Parties are becoming more heteregenous. Parties have to reach out to other groups in the economy, in society, in community groups and to campaigning NGOs. Political parties are indispensable to bring together the contradictory demands of economy, society, environment, and the new ethnic groups in Europe and form a list of priorities able to win electoral support.

But there is no monopoly of ideas and propositions. At the supranational level there is a new and more difficult politics. Does Europe go in the direction of the French protectionists of the left who campaigned for a "no" vote in the European constitution referendum? Is the New Labour model of an open economy and a fully accepted compromise with globalisation the correct way forward? Exactly what powers should be exercised by Brussels and which powers belong to national governments? How does Europe forge a new relationship with post-Bush America? Is Russia a danger or an opportunity?

Dialogue - and, where possible, common action between the classic left parties and other political groups - is necessary over all these issues. European political parties and groupings cannot be pure sects, seeking to anoint themselves as Cathars at the European level, when at national level a new politics that is fluid and open to all politicians and parties that can share common goals is coming into being.

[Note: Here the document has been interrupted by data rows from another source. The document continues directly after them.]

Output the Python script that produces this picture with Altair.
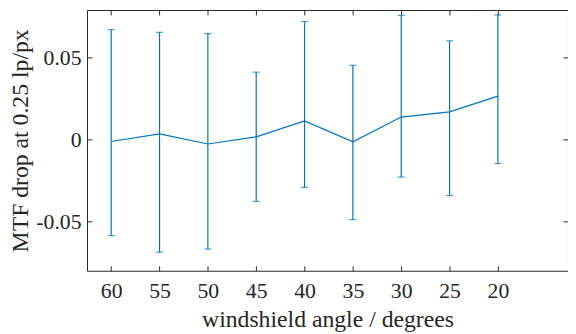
import altair as alt
import pandas as pd

angles = [60, 55, 50, 45, 40, 35, 30, 25, 20]
mean = [-0.0012, 0.0034, -0.0027, 0.0016, 0.0114, -0.0014, 0.0137, 0.0169, 0.0265]
lower = [-0.0586, -0.0687, -0.0668, -0.0377, -0.0291, -0.0488, -0.0229, -0.0341, -0.0146]
upper = [0.0670, 0.0654, 0.0646, 0.0411, 0.0720, 0.0453, 0.0757, 0.0602, 0.0760]

x_ticks = [60, 55, 50, 45, 40, 35, 30, 25, 20]
y_ticks = [-0.05, 0, 0.05]

df = pd.DataFrame({"angle": angles, "mean": mean, "lower": lower, "upper": upper})

BLUE = "#0072BD"
AX = "#262626"
FONT = "Liberation Serif"

xscale = alt.Scale(domain=[12.75, 62.5], reverse=True, nice=False, zero=False)
yscale = alt.Scale(domain=[-0.08, 0.079], nice=False, zero=False)

x_bottom = alt.Axis(orient="bottom", values=x_ticks, title="windshield angle / degrees",
                    offset=-5, tickSize=5, domain=False, grid=False, labelPadding=10,
                    titlePadding=6, labelFontSize=22, titleFontSize=24)
y_left = alt.Axis(orient="left", values=y_ticks, title="MTF drop at 0.25 lp/px",
                  offset=-5, tickSize=5, domain=False, grid=False, labelPadding=6,
                  labelExpr="toString(datum.value)", titlePadding=3,
                  labelFontSize=22, titleFontSize=24)
x_top = alt.Axis(orient="top", values=x_ticks, title=None, labels=False,
                 offset=-5, tickSize=5, domain=False, grid=False)
y_right = alt.Axis(orient="right", values=y_ticks, title=None, labels=False,
                   offset=-5, tickSize=5, domain=False, grid=False)

base = alt.Chart(df)

bars = base.mark_rule(color=BLUE, strokeWidth=1.2).encode(
    x=alt.X("angle:Q", scale=xscale, axis=x_bottom),
    y=alt.Y("lower:Q", scale=yscale, axis=y_left),
    y2="upper:Q",
)
caps_low = base.mark_tick(color=BLUE, orient="horizontal", size=7, thickness=1.2).encode(
    x=alt.X("angle:Q", scale=xscale, axis=x_top),
    y=alt.Y("lower:Q", scale=yscale, axis=y_right),
)
caps_up = base.mark_tick(color=BLUE, orient="horizontal", size=7, thickness=1.2).encode(
    x=alt.X("angle:Q", scale=xscale, axis=None),
    y=alt.Y("upper:Q", scale=yscale, axis=None),
)
line = base.mark_line(color=BLUE, strokeWidth=1.2).encode(
    x=alt.X("angle:Q", scale=xscale, axis=None),
    y=alt.Y("mean:Q", scale=yscale, axis=None),
)

chart = alt.layer(bars, caps_low, caps_up, line).resolve_axis(
    x="independent", y="independent"
).properties(
    width=487, height=264,
    background="white",
    autosize=alt.AutoSizeParams(type="none"),
    padding={"left": 80, "top": 0, "right": 0, "bottom": 60},
).configure_view(stroke=AX, strokeWidth=1).configure_axis(
    labelFont=FONT, titleFont=FONT, labelColor=AX, titleColor=AX,
    tickColor=AX, titleFontWeight="normal", tickWidth=1, tickOpacity=1,
)

chart.save("out.html", embed_options={"renderer": "svg", "actions": False})
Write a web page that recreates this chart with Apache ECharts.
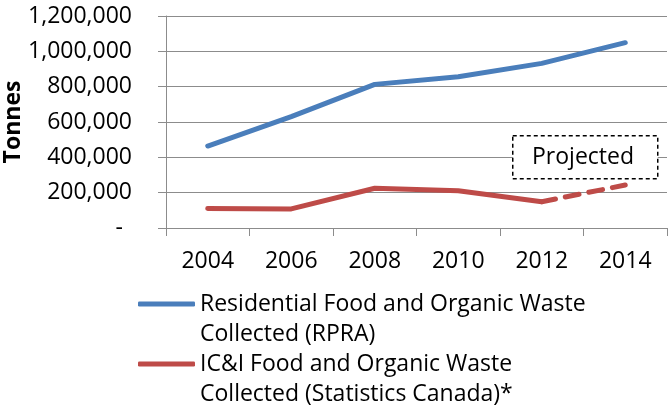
<!DOCTYPE html>
<html>
<head>
<meta charset="utf-8">
<script src="https://cdn.jsdelivr.net/npm/echarts@6/dist/echarts.min.js"></script>
<style>
  html, body { margin: 0; padding: 0; background: #fff; }
  #chart { width: 670px; height: 412px; }
</style>
</head>
<body>
<div id="chart"></div>
<script>
// categories (every other year)
const years = ['2004', '2006', '2008', '2010', '2012', '2014']

// tonnes
const residential = [464000, 630000, 813000, 856000, 932000, 1049000]
const iciActual = [111000, 108000, 225000, 211000, 149000, null]
const iciProjected = [null, null, null, null, 149000, 243000]

const residentialName = 'Residential Food and Organic Waste\nCollected (RPRA)'
const iciName = 'IC&I Food and Organic Waste\nCollected (Statistics Canada)*'

const BLUE = '#4A7EBB'
const RED = '#BE4B48'
const GRID_GRAY = '#8C8C8C'
const FONT = '"Open Sans", "Noto Sans", sans-serif'

const chart = echarts.init(document.getElementById('chart'))

chart.setOption({
  animation: false,
  textStyle: {fontFamily: FONT},
  grid: {left: 166, right: 3, top: 16, bottom: 184, outerBoundsMode: 'none', containLabel: false},
  xAxis: {
    type: 'category',
    data: years,
    boundaryGap: true,
    axisLine: {lineStyle: {color: GRID_GRAY, width: 1}},
    axisTick: {show: true, length: 8, lineStyle: {color: GRID_GRAY}},
    axisLabel: {color: '#000', fontSize: 23, margin: 22, fontFamily: FONT}
  },
  yAxis: {
    type: 'value',
    min: 0,
    max: 1200000,
    interval: 200000,
    name: 'Tonnes',
    nameLocation: 'middle',
    nameRotate: 90,
    nameGap: 141,
    nameMoveOverlap: false,
    nameTextStyle: {color: '#000', fontSize: 23, fontWeight: 'bold', fontFamily: FONT},
    axisLine: {show: true, lineStyle: {color: GRID_GRAY, width: 1}},
    axisTick: {show: true, length: 8, lineStyle: {color: GRID_GRAY}},
    splitLine: {lineStyle: {color: GRID_GRAY, width: 1}},
    axisLabel: {
      color: '#000',
      fontSize: 23,
      margin: 34,
      fontFamily: FONT,
      formatter: v => v === 0 ? '{z|-}' : v.toLocaleString('en-US'),
      rich: {z: {fontSize: 23, fontFamily: FONT, color: '#000', padding: [0, 9, 0, 0]}}
    }
  },
  legend: {
    orient: 'vertical',
    left: 138,
    top: 259,
    padding: 0,
    itemGap: -30,
    itemWidth: 57,
    itemHeight: 5,
    icon: 'roundRect',
    data: [residentialName, iciName],
    // leading blank line so the icon sits beside the first text line
    formatter: name => '\n' + name,
    textStyle: {color: '#000', fontSize: 23, lineHeight: 30, fontFamily: FONT}
  },
  series: [
    {
      name: residentialName,
      type: 'line',
      data: residential,
      symbol: 'none',
      color: BLUE,
      lineStyle: {width: 5, color: BLUE, cap: 'round', join: 'round'}
    },
    {
      name: iciName,
      type: 'line',
      data: iciActual,
      symbol: 'none',
      color: RED,
      lineStyle: {width: 5, color: RED, cap: 'round', join: 'round'}
    },
    {
      name: 'Projected',
      type: 'line',
      data: iciProjected,
      symbol: 'none',
      color: RED,
      lineStyle: {width: 5, color: RED, type: [14, 10], cap: 'round'}
    }
  ],
  graphic: [
    {
      type: 'rect',
      left: 512,
      top: 135,
      shape: {width: 145, height: 43},
      style: {fill: '#fff', stroke: '#000', lineWidth: 1.5, lineDash: [4, 3]},
      z: 10
    },
    {
      type: 'text',
      left: 532,
      top: 146,
      style: {text: 'Projected', font: '23px ' + FONT, fill: '#000'},
      z: 11
    }
  ]
})
</script>
</body>
</html>
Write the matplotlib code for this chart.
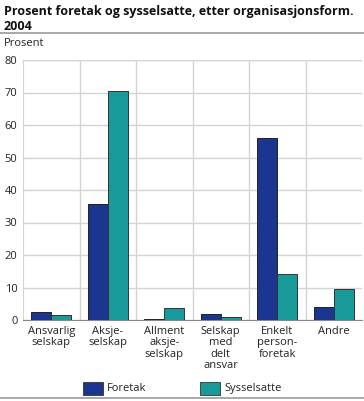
import numpy as np
import matplotlib.pyplot as plt
from matplotlib.patches import Rectangle
from matplotlib.lines import Line2D

plt.rcParams['font.family'] = ['Open Sans', 'DejaVu Sans']

categories = ["Ansvarlig\nselskap", "Aksje-\nselskap", "Allment\naksje-\nselskap",
              "Selskap\nmed\ndelt\nansvar", "Enkelt\nperson-\nforetak", "Andre"]
foretak = [2.4, 35.7, 0.2, 1.8, 55.9, 3.9]
sysselsatte = [1.4, 70.5, 3.6, 1.0, 14.2, 9.4]
series_names = ["Foretak", "Sysselsatte"]
yticks = [0, 10, 20, 30, 40, 50, 60, 70, 80]

blue = "#1c3591"
teal = "#179a99"
grid_col = "#d4d4d4"

W, H = 364, 401
fig = plt.figure(figsize=(W / 100, H / 100), dpi=100)

ax = fig.add_axes([23 / W, (H - 320) / H, (362 - 23) / W, 260 / H])
x = np.arange(len(categories))
bw = 0.355
ax.bar(x - bw / 2, foretak, bw, color=blue, edgecolor="#222222", linewidth=0.7, zorder=3)
ax.bar(x + bw / 2, sysselsatte, bw, color=teal, edgecolor="#333333", linewidth=0.7, zorder=3)

ax.set_xlim(-0.5, len(categories) - 0.5)
ax.set_ylim(0, 80)
ax.set_yticks(yticks)
ax.set_yticklabels([str(v) for v in yticks], fontsize=8, color="#222222")
ax.set_xticks(x)
ax.set_xticklabels(categories, fontsize=8, color="#222222", linespacing=1.08)
ax.tick_params(axis="x", length=0, pad=4)
ax.tick_params(axis="y", length=0, pad=4)
ax.yaxis.grid(True, color=grid_col, linewidth=1.0, zorder=0)
for b in np.arange(0.5, len(categories) - 0.5, 1):
    ax.axvline(b, color=grid_col, linewidth=1.0, zorder=0)
for s in ["top", "right"]:
    ax.spines[s].set_visible(False)
ax.spines["left"].set_color(grid_col)
ax.spines["bottom"].set_color("#888888")
ax.axhline(80, color=grid_col, linewidth=1.0, zorder=0)

fig.text(4 / W, 1 - 19 / H, "Prosent foretak og sysselsatte, etter organisasjonsform.\n2004",
         fontsize=9.0, fontweight="bold", va="center", ha="left", linespacing=1.2, color="#111111")
fig.add_artist(Line2D([0, 1], [1 - 33 / H, 1 - 33 / H], color="#999999", linewidth=1.2))
fig.text(4 / W, 1 - 44 / H, "Prosent", fontsize=8, va="center", ha="left", color="#222222")
fig.add_artist(Line2D([0, 1], [1 - 398 / H, 1 - 398 / H], color="#999999", linewidth=1.2))

# legend
for name, col, bx in [(series_names[0], blue, 83), (series_names[1], teal, 200)]:
    fig.add_artist(Rectangle((bx / W, 1 - 395 / H), 20 / W, 13 / H, facecolor=col,
                             edgecolor="#333333", linewidth=0.6, transform=fig.transFigure))
    fig.text((bx + 24) / W, 1 - 388.5 / H, name, fontsize=8, va="center", ha="left", color="#222222")

fig.savefig("out.png", dpi=100)
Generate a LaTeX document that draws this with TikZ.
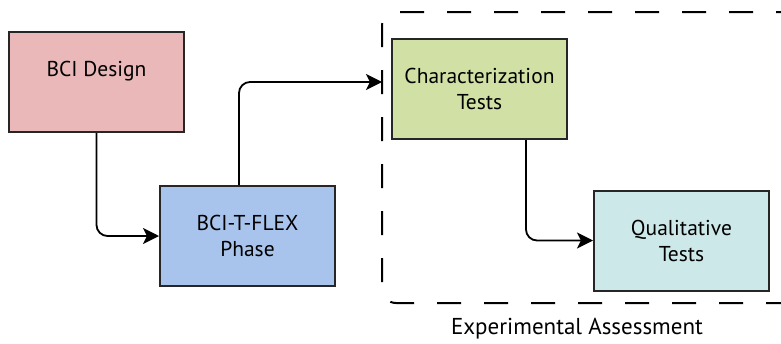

The Party of European Socialists should welcome the Democratic Party of Italy without ambiguity as the realisation of the long dream of unification of all the forces for progress and reform in Italy. A double affiliation, at least in the first period, to both the PES and the European Liberal Democrats and Reformist Group (EDLR) should pose no problems.

Pan-European political organisation and party groups are still at an embryonic or learning stage. The Democratic Party of Italy can be an important force for the realignment of European politics and build bridges between Europe's parties of the left, as part of the effort to regain the ability to speak to each other and act effectively on the basis of unity and solidarity.